EXERCISE DESCRIPTION :: Quote the records in full and leave their pictures out.

Charts and diagrams as code ::

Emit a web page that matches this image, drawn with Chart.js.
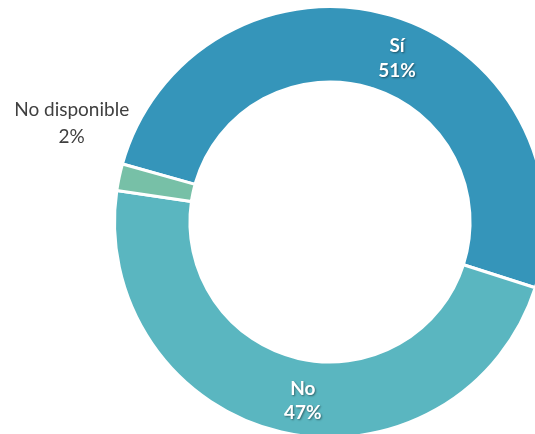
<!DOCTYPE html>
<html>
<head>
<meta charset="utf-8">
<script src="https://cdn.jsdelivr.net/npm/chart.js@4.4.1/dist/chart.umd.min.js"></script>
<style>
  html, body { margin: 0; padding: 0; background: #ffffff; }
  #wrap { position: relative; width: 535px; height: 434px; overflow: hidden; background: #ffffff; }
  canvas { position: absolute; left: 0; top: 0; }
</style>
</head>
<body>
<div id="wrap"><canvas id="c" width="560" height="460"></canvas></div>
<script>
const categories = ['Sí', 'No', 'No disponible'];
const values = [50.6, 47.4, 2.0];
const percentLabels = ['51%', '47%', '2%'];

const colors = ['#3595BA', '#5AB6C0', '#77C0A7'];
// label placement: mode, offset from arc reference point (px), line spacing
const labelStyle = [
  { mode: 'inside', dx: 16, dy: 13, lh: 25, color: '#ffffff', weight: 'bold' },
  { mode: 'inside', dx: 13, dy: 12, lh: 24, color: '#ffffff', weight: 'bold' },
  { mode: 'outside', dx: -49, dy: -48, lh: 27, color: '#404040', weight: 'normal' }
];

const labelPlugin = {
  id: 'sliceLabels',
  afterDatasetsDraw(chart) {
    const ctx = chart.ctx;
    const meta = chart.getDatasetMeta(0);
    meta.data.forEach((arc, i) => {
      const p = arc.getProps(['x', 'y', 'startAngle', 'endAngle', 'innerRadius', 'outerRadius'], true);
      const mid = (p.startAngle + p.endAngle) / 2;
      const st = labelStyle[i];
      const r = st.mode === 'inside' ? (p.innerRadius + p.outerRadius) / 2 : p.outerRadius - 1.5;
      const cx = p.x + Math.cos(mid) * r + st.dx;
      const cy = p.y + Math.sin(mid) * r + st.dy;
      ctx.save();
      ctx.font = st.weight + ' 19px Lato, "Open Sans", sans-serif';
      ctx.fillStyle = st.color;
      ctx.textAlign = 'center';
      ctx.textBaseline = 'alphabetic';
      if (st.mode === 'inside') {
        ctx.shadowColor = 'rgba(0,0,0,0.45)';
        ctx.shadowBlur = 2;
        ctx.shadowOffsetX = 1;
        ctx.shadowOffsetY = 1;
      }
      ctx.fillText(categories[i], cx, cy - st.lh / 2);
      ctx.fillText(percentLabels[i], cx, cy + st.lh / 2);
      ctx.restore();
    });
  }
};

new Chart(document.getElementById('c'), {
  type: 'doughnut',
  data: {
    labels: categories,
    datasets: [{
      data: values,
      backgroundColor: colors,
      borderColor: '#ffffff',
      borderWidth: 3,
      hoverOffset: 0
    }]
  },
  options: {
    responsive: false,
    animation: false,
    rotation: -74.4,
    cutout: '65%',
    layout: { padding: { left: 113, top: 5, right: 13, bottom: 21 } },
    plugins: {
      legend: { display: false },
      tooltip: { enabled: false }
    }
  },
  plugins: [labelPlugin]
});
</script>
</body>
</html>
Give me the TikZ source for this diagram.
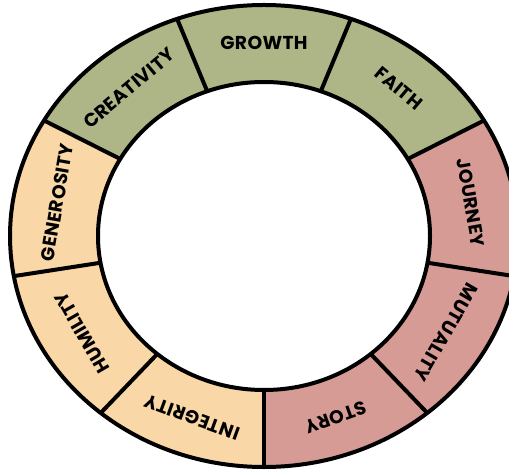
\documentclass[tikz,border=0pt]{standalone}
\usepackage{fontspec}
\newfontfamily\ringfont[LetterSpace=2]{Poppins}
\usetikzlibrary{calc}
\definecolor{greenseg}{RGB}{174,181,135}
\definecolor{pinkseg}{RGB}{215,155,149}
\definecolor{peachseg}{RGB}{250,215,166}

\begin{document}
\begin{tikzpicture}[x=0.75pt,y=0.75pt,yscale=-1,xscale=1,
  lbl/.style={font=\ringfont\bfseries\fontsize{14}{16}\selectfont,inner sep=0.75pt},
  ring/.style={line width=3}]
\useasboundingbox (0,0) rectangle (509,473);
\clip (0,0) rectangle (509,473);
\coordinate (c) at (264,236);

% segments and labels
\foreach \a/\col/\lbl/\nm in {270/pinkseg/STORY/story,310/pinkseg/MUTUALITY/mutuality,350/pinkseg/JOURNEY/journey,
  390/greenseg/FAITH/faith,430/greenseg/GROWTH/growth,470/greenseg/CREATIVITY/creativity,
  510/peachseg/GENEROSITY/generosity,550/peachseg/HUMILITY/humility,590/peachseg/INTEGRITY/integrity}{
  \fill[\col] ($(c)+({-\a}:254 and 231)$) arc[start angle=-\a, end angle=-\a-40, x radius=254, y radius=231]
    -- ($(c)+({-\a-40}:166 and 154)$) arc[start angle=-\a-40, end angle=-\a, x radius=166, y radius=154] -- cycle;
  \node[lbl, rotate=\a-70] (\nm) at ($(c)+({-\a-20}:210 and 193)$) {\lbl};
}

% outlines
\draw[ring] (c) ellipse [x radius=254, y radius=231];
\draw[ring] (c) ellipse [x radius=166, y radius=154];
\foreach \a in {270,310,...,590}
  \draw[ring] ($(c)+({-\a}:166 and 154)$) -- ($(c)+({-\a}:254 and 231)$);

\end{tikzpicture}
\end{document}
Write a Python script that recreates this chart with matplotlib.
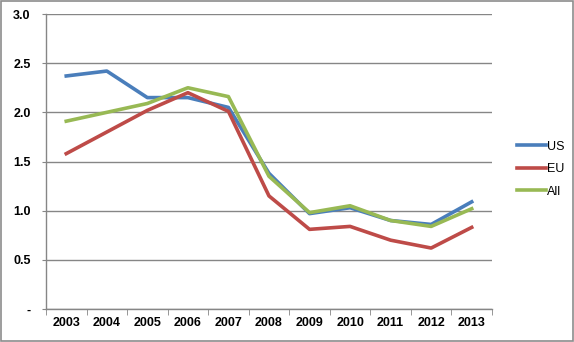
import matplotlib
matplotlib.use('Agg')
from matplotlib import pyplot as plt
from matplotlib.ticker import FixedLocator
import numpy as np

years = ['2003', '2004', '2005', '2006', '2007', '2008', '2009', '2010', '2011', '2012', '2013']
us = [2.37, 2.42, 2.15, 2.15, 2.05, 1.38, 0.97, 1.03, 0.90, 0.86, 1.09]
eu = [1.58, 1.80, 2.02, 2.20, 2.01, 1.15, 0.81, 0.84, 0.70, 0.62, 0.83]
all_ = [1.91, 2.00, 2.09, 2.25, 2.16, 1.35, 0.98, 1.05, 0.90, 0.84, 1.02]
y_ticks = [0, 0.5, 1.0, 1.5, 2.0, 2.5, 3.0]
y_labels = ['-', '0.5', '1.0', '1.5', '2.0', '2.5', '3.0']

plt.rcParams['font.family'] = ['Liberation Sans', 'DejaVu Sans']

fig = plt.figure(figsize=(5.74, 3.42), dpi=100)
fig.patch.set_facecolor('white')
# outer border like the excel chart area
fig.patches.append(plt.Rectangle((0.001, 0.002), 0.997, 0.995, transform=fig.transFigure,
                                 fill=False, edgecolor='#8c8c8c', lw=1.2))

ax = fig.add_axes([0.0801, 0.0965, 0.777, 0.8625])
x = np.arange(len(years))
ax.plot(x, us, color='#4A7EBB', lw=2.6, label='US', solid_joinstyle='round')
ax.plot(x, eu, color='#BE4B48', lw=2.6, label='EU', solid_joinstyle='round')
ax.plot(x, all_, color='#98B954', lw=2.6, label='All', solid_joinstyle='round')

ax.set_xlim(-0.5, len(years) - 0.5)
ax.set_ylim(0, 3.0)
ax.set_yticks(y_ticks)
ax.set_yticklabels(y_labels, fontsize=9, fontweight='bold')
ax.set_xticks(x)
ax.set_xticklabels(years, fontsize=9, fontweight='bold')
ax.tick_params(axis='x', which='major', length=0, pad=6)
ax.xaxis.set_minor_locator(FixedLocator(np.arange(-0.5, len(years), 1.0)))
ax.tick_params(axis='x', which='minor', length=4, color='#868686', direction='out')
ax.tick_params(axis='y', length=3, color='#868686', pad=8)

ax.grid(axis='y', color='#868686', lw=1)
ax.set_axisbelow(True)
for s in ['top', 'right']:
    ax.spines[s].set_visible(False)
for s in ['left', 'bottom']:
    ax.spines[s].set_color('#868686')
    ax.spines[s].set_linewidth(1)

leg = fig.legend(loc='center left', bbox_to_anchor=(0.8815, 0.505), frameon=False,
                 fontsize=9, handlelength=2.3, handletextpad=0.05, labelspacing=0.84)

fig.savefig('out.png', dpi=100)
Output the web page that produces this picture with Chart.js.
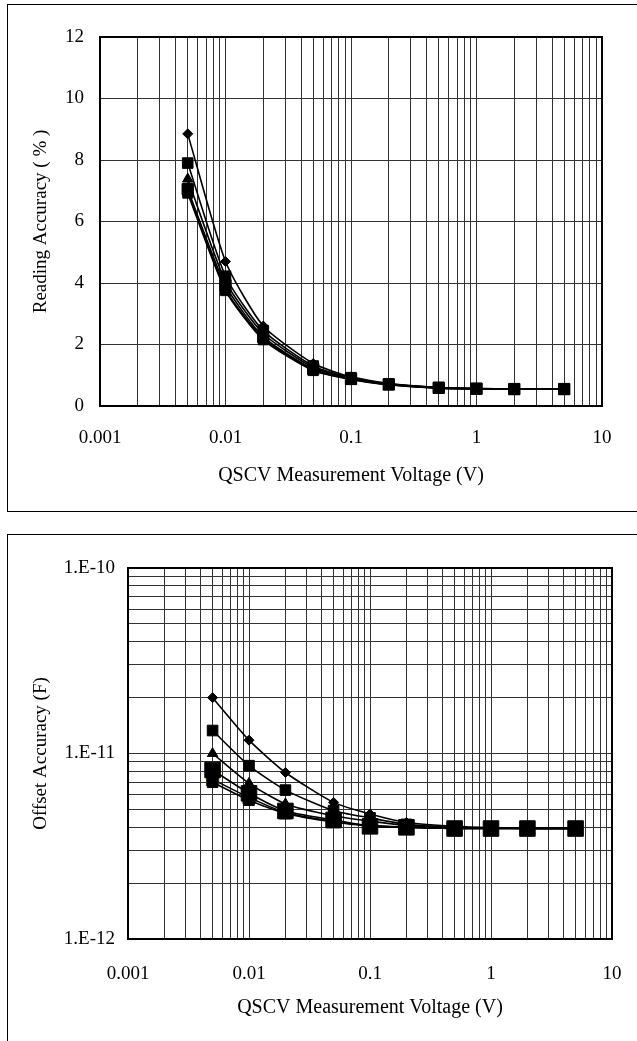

TASK OUTPUT ::
Emit a web page that matches this image, drawn with Chart.js.
<!DOCTYPE html>
<html>
<head>
<meta charset="utf-8">
<script src="https://cdn.jsdelivr.net/npm/chart.js@4.4.1/dist/chart.umd.min.js"></script>
<style>
  html, body { margin: 0; padding: 0; background: #ffffff; }
  #wrap { position: relative; width: 535px; height: 434px; overflow: hidden; background: #ffffff; }
  canvas { position: absolute; left: 0; top: 0; }
</style>
</head>
<body>
<div id="wrap"><canvas id="c" width="560" height="460"></canvas></div>
<script>
const categories = ['Sí', 'No', 'No disponible'];
const values = [50.6, 47.4, 2.0];
const percentLabels = ['51%', '47%', '2%'];

const colors = ['#3595BA', '#5AB6C0', '#77C0A7'];
// label placement: mode, offset from arc reference point (px), line spacing
const labelStyle = [
  { mode: 'inside', dx: 16, dy: 13, lh: 25, color: '#ffffff', weight: 'bold' },
  { mode: 'inside', dx: 13, dy: 12, lh: 24, color: '#ffffff', weight: 'bold' },
  { mode: 'outside', dx: -49, dy: -48, lh: 27, color: '#404040', weight: 'normal' }
];

const labelPlugin = {
  id: 'sliceLabels',
  afterDatasetsDraw(chart) {
    const ctx = chart.ctx;
    const meta = chart.getDatasetMeta(0);
    meta.data.forEach((arc, i) => {
      const p = arc.getProps(['x', 'y', 'startAngle', 'endAngle', 'innerRadius', 'outerRadius'], true);
      const mid = (p.startAngle + p.endAngle) / 2;
      const st = labelStyle[i];
      const r = st.mode === 'inside' ? (p.innerRadius + p.outerRadius) / 2 : p.outerRadius - 1.5;
      const cx = p.x + Math.cos(mid) * r + st.dx;
      const cy = p.y + Math.sin(mid) * r + st.dy;
      ctx.save();
      ctx.font = st.weight + ' 19px Lato, "Open Sans", sans-serif';
      ctx.fillStyle = st.color;
      ctx.textAlign = 'center';
      ctx.textBaseline = 'alphabetic';
      if (st.mode === 'inside') {
        ctx.shadowColor = 'rgba(0,0,0,0.45)';
        ctx.shadowBlur = 2;
        ctx.shadowOffsetX = 1;
        ctx.shadowOffsetY = 1;
      }
      ctx.fillText(categories[i], cx, cy - st.lh / 2);
      ctx.fillText(percentLabels[i], cx, cy + st.lh / 2);
      ctx.restore();
    });
  }
};

new Chart(document.getElementById('c'), {
  type: 'doughnut',
  data: {
    labels: categories,
    datasets: [{
      data: values,
      backgroundColor: colors,
      borderColor: '#ffffff',
      borderWidth: 3,
      hoverOffset: 0
    }]
  },
  options: {
    responsive: false,
    animation: false,
    rotation: -74.4,
    cutout: '65%',
    layout: { padding: { left: 113, top: 5, right: 13, bottom: 21 } },
    plugins: {
      legend: { display: false },
      tooltip: { enabled: false }
    }
  },
  plugins: [labelPlugin]
});
</script>
</body>
</html>
Give me the TikZ source for this diagram.
\documentclass[tikz,border=0pt]{standalone}
\usepackage{fontspec}
\newfontfamily\ringfont[LetterSpace=2]{Poppins}
\usetikzlibrary{calc}
\definecolor{greenseg}{RGB}{174,181,135}
\definecolor{pinkseg}{RGB}{215,155,149}
\definecolor{peachseg}{RGB}{250,215,166}

\begin{document}
\begin{tikzpicture}[x=0.75pt,y=0.75pt,yscale=-1,xscale=1,
  lbl/.style={font=\ringfont\bfseries\fontsize{14}{16}\selectfont,inner sep=0.75pt},
  ring/.style={line width=3}]
\useasboundingbox (0,0) rectangle (509,473);
\clip (0,0) rectangle (509,473);
\coordinate (c) at (264,236);

% segments and labels
\foreach \a/\col/\lbl/\nm in {270/pinkseg/STORY/story,310/pinkseg/MUTUALITY/mutuality,350/pinkseg/JOURNEY/journey,
  390/greenseg/FAITH/faith,430/greenseg/GROWTH/growth,470/greenseg/CREATIVITY/creativity,
  510/peachseg/GENEROSITY/generosity,550/peachseg/HUMILITY/humility,590/peachseg/INTEGRITY/integrity}{
  \fill[\col] ($(c)+({-\a}:254 and 231)$) arc[start angle=-\a, end angle=-\a-40, x radius=254, y radius=231]
    -- ($(c)+({-\a-40}:166 and 154)$) arc[start angle=-\a-40, end angle=-\a, x radius=166, y radius=154] -- cycle;
  \node[lbl, rotate=\a-70] (\nm) at ($(c)+({-\a-20}:210 and 193)$) {\lbl};
}

% outlines
\draw[ring] (c) ellipse [x radius=254, y radius=231];
\draw[ring] (c) ellipse [x radius=166, y radius=154];
\foreach \a in {270,310,...,590}
  \draw[ring] ($(c)+({-\a}:166 and 154)$) -- ($(c)+({-\a}:254 and 231)$);

\end{tikzpicture}
\end{document}
Write a Python script that recreates this chart with matplotlib.
import matplotlib
matplotlib.use('Agg')
from matplotlib import pyplot as plt
from matplotlib.ticker import FixedLocator
import numpy as np

years = ['2003', '2004', '2005', '2006', '2007', '2008', '2009', '2010', '2011', '2012', '2013']
us = [2.37, 2.42, 2.15, 2.15, 2.05, 1.38, 0.97, 1.03, 0.90, 0.86, 1.09]
eu = [1.58, 1.80, 2.02, 2.20, 2.01, 1.15, 0.81, 0.84, 0.70, 0.62, 0.83]
all_ = [1.91, 2.00, 2.09, 2.25, 2.16, 1.35, 0.98, 1.05, 0.90, 0.84, 1.02]
y_ticks = [0, 0.5, 1.0, 1.5, 2.0, 2.5, 3.0]
y_labels = ['-', '0.5', '1.0', '1.5', '2.0', '2.5', '3.0']

plt.rcParams['font.family'] = ['Liberation Sans', 'DejaVu Sans']

fig = plt.figure(figsize=(5.74, 3.42), dpi=100)
fig.patch.set_facecolor('white')
# outer border like the excel chart area
fig.patches.append(plt.Rectangle((0.001, 0.002), 0.997, 0.995, transform=fig.transFigure,
                                 fill=False, edgecolor='#8c8c8c', lw=1.2))

ax = fig.add_axes([0.0801, 0.0965, 0.777, 0.8625])
x = np.arange(len(years))
ax.plot(x, us, color='#4A7EBB', lw=2.6, label='US', solid_joinstyle='round')
ax.plot(x, eu, color='#BE4B48', lw=2.6, label='EU', solid_joinstyle='round')
ax.plot(x, all_, color='#98B954', lw=2.6, label='All', solid_joinstyle='round')

ax.set_xlim(-0.5, len(years) - 0.5)
ax.set_ylim(0, 3.0)
ax.set_yticks(y_ticks)
ax.set_yticklabels(y_labels, fontsize=9, fontweight='bold')
ax.set_xticks(x)
ax.set_xticklabels(years, fontsize=9, fontweight='bold')
ax.tick_params(axis='x', which='major', length=0, pad=6)
ax.xaxis.set_minor_locator(FixedLocator(np.arange(-0.5, len(years), 1.0)))
ax.tick_params(axis='x', which='minor', length=4, color='#868686', direction='out')
ax.tick_params(axis='y', length=3, color='#868686', pad=8)

ax.grid(axis='y', color='#868686', lw=1)
ax.set_axisbelow(True)
for s in ['top', 'right']:
    ax.spines[s].set_visible(False)
for s in ['left', 'bottom']:
    ax.spines[s].set_color('#868686')
    ax.spines[s].set_linewidth(1)

leg = fig.legend(loc='center left', bbox_to_anchor=(0.8815, 0.505), frameon=False,
                 fontsize=9, handlelength=2.3, handletextpad=0.05, labelspacing=0.84)

fig.savefig('out.png', dpi=100)
Output the web page that produces this picture with Chart.js.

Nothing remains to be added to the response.